Using the records below, copy exactly the part that opens with the line holding "Output the LaTeX" and closes with the line holding "rectangle (24.56, -15.58);", minus the pictures.
#### DATA FOR PROCESSING ####
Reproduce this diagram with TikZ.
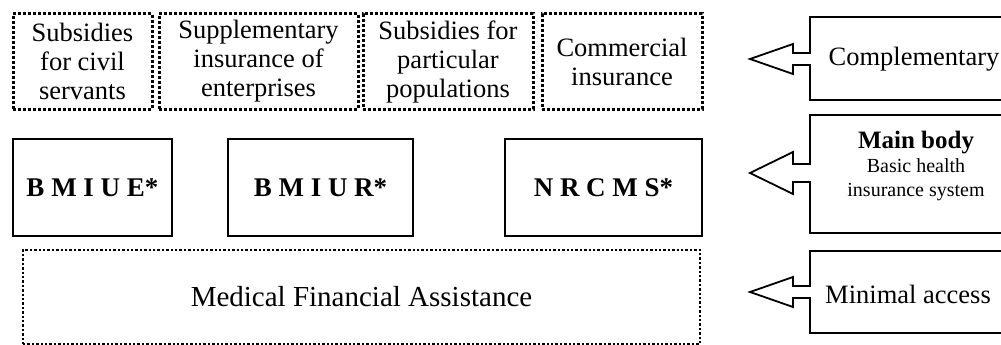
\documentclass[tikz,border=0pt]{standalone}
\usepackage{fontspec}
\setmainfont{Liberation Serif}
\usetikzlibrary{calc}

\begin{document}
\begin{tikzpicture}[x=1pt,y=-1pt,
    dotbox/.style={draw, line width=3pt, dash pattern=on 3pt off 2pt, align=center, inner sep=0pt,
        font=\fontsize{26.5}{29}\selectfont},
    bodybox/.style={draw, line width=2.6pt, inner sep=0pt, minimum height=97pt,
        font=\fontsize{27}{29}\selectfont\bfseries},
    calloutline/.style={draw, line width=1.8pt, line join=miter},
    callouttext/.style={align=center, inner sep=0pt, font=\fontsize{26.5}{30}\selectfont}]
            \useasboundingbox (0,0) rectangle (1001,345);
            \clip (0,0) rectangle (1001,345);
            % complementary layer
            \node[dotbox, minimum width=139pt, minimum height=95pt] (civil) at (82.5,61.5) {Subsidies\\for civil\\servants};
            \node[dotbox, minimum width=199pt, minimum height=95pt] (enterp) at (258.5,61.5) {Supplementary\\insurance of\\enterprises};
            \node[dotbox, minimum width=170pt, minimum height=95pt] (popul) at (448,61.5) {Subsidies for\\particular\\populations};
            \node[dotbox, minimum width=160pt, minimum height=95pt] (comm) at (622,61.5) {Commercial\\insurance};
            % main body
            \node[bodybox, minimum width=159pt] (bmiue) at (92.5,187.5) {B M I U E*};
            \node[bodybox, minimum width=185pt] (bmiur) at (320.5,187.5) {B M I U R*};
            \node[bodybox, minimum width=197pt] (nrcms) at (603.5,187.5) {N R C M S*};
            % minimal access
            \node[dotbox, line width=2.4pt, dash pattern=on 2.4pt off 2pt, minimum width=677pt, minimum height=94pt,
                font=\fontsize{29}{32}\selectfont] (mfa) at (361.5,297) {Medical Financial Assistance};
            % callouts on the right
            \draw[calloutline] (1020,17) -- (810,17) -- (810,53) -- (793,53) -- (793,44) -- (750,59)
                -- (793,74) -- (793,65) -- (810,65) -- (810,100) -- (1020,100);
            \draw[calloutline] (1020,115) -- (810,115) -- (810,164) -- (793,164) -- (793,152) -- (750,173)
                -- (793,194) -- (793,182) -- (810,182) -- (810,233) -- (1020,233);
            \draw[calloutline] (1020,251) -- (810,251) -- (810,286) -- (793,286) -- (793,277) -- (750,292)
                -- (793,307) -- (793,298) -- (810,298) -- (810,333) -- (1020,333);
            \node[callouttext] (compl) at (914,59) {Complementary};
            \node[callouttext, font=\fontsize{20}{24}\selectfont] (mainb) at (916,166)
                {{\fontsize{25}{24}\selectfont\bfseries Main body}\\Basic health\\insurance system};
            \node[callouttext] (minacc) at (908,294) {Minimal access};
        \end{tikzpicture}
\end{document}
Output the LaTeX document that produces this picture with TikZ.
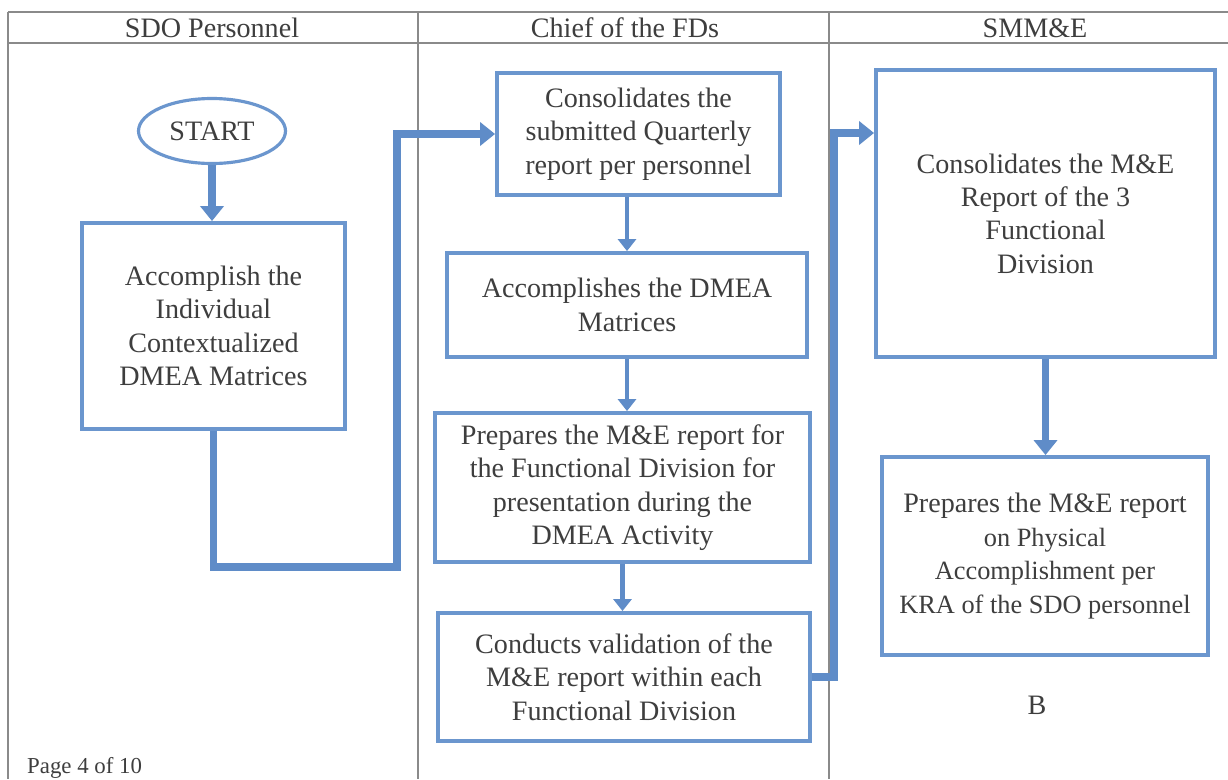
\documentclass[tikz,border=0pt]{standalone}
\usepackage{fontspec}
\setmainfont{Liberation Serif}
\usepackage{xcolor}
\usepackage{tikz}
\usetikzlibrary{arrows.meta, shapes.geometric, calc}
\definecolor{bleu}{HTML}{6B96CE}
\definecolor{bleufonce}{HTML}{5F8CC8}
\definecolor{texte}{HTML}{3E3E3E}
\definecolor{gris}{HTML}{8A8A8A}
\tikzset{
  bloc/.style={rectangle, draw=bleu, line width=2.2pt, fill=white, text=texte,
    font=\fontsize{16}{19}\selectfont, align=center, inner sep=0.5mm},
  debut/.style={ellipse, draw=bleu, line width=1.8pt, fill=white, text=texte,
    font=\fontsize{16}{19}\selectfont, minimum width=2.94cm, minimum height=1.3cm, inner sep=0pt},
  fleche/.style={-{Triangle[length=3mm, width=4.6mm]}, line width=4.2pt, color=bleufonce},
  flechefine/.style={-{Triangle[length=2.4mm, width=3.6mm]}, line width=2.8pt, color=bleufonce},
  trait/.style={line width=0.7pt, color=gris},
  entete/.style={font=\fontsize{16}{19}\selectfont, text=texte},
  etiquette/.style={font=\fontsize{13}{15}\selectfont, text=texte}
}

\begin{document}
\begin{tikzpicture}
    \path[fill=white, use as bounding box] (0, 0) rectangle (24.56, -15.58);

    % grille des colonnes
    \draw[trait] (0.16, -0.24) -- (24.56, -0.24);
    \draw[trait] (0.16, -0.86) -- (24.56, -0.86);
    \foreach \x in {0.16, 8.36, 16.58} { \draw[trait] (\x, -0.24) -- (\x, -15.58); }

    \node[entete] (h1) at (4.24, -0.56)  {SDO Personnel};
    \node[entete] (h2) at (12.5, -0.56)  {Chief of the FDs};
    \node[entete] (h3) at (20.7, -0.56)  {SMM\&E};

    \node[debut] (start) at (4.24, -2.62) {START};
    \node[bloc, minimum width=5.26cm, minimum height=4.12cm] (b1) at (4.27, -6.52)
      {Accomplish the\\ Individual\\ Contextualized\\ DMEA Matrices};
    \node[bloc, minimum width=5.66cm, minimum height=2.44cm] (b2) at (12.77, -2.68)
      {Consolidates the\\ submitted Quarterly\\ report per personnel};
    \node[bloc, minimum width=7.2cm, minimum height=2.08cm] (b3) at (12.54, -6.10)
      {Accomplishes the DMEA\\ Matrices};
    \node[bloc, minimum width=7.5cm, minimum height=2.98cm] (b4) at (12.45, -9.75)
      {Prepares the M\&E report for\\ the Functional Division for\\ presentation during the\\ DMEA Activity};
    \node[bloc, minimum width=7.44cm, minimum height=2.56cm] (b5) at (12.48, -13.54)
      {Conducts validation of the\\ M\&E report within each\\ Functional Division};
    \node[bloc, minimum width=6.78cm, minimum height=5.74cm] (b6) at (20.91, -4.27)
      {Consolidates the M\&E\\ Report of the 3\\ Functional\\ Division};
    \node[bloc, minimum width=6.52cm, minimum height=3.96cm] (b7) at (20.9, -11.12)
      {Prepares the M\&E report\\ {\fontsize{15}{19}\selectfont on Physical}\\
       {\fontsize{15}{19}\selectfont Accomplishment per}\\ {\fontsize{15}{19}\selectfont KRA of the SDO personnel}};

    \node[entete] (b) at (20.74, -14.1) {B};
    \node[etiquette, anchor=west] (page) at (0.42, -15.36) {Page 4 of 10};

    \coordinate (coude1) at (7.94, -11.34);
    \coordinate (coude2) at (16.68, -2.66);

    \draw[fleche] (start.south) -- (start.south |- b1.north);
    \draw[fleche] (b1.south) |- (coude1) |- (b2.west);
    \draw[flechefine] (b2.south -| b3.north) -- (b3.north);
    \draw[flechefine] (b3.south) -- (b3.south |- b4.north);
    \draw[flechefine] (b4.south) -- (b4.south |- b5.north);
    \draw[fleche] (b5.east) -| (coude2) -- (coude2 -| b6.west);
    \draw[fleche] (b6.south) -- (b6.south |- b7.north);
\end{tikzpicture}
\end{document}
####
- SOLUTION TO THE PROBLEM
Output the LaTeX document that produces this picture with TikZ.
\documentclass[tikz,border=0pt]{standalone}
\usepackage{fontspec}
\setmainfont{Liberation Serif}
\usepackage{xcolor}
\usepackage{tikz}
\usetikzlibrary{arrows.meta, shapes.geometric, calc}
\definecolor{bleu}{HTML}{6B96CE}
\definecolor{bleufonce}{HTML}{5F8CC8}
\definecolor{texte}{HTML}{3E3E3E}
\definecolor{gris}{HTML}{8A8A8A}
\tikzset{
  bloc/.style={rectangle, draw=bleu, line width=2.2pt, fill=white, text=texte,
    font=\fontsize{16}{19}\selectfont, align=center, inner sep=0.5mm},
  debut/.style={ellipse, draw=bleu, line width=1.8pt, fill=white, text=texte,
    font=\fontsize{16}{19}\selectfont, minimum width=2.94cm, minimum height=1.3cm, inner sep=0pt},
  fleche/.style={-{Triangle[length=3mm, width=4.6mm]}, line width=4.2pt, color=bleufonce},
  flechefine/.style={-{Triangle[length=2.4mm, width=3.6mm]}, line width=2.8pt, color=bleufonce},
  trait/.style={line width=0.7pt, color=gris},
  entete/.style={font=\fontsize{16}{19}\selectfont, text=texte},
  etiquette/.style={font=\fontsize{13}{15}\selectfont, text=texte}
}

\begin{document}
\begin{tikzpicture}
    \path[fill=white, use as bounding box] (0, 0) rectangle (24.56, -15.58);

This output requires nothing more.